Task instructions –
Quote the data exactly, first line to the line containing "from matplotlib.patches import Rectangle", with no pictures.

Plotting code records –
▶

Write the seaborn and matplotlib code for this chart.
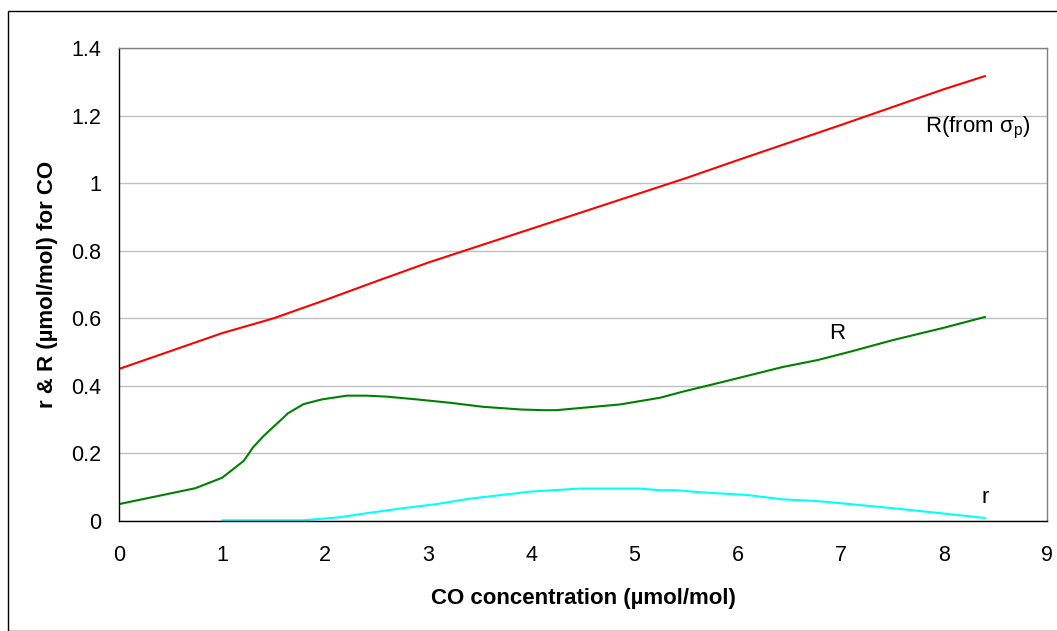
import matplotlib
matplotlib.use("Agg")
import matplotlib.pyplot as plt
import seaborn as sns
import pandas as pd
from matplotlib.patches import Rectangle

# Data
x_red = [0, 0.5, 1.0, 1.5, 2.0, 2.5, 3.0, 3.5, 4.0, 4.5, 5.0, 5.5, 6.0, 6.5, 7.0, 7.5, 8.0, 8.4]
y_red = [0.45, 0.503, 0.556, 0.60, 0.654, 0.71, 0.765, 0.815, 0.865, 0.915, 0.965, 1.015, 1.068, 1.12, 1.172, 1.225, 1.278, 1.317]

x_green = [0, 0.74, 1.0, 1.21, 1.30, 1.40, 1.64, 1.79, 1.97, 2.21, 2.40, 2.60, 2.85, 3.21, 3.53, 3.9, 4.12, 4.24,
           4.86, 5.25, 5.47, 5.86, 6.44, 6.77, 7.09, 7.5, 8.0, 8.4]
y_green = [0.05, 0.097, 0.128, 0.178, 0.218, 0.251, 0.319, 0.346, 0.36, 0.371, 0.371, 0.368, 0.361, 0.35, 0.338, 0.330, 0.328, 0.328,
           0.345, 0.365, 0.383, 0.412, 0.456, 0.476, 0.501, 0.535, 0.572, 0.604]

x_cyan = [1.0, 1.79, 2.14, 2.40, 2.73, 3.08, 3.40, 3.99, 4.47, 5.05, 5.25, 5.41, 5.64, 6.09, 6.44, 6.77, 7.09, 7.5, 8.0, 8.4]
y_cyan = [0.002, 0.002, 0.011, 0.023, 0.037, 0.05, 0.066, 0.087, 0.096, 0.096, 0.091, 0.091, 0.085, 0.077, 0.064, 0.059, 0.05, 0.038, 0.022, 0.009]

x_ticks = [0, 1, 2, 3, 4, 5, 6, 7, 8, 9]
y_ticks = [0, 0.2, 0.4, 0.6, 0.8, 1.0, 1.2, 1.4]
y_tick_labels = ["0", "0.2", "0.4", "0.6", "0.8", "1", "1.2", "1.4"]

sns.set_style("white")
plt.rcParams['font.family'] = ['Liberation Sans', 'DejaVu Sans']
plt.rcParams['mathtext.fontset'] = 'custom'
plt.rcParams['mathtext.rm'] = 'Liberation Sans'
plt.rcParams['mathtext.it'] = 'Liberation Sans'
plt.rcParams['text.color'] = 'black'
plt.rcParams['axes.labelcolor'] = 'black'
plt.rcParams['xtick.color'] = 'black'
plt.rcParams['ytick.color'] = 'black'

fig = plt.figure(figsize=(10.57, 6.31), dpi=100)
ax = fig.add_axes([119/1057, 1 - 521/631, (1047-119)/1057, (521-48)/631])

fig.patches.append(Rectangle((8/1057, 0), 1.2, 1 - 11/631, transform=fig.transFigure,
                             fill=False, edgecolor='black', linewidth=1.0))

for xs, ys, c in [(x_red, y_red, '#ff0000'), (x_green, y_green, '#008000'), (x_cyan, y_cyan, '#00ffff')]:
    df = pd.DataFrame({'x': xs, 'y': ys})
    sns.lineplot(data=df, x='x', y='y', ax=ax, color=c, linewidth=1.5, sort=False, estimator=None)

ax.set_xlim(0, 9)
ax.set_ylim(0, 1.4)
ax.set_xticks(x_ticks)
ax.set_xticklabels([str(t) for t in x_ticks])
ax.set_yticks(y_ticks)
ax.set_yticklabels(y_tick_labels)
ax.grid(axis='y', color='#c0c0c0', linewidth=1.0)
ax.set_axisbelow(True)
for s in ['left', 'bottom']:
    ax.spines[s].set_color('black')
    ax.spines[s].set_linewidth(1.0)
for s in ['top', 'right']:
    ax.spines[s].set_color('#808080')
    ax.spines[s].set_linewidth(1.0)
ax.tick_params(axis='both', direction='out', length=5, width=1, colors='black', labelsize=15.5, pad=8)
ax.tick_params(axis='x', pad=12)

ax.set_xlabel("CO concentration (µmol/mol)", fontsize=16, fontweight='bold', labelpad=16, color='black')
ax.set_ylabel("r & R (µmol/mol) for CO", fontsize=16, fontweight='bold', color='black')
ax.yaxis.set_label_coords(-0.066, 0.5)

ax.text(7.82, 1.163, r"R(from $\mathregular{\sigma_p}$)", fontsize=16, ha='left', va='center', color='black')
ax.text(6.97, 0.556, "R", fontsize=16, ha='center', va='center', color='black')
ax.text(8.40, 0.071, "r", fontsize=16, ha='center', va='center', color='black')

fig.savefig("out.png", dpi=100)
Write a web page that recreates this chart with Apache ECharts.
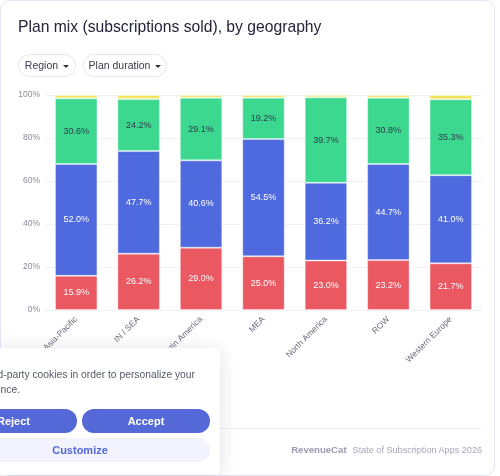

◀

Exercise answer –
Write the seaborn and matplotlib code for this chart.
import matplotlib
matplotlib.use("Agg")
import matplotlib.pyplot as plt
import seaborn as sns
import pandas as pd
from matplotlib.patches import Rectangle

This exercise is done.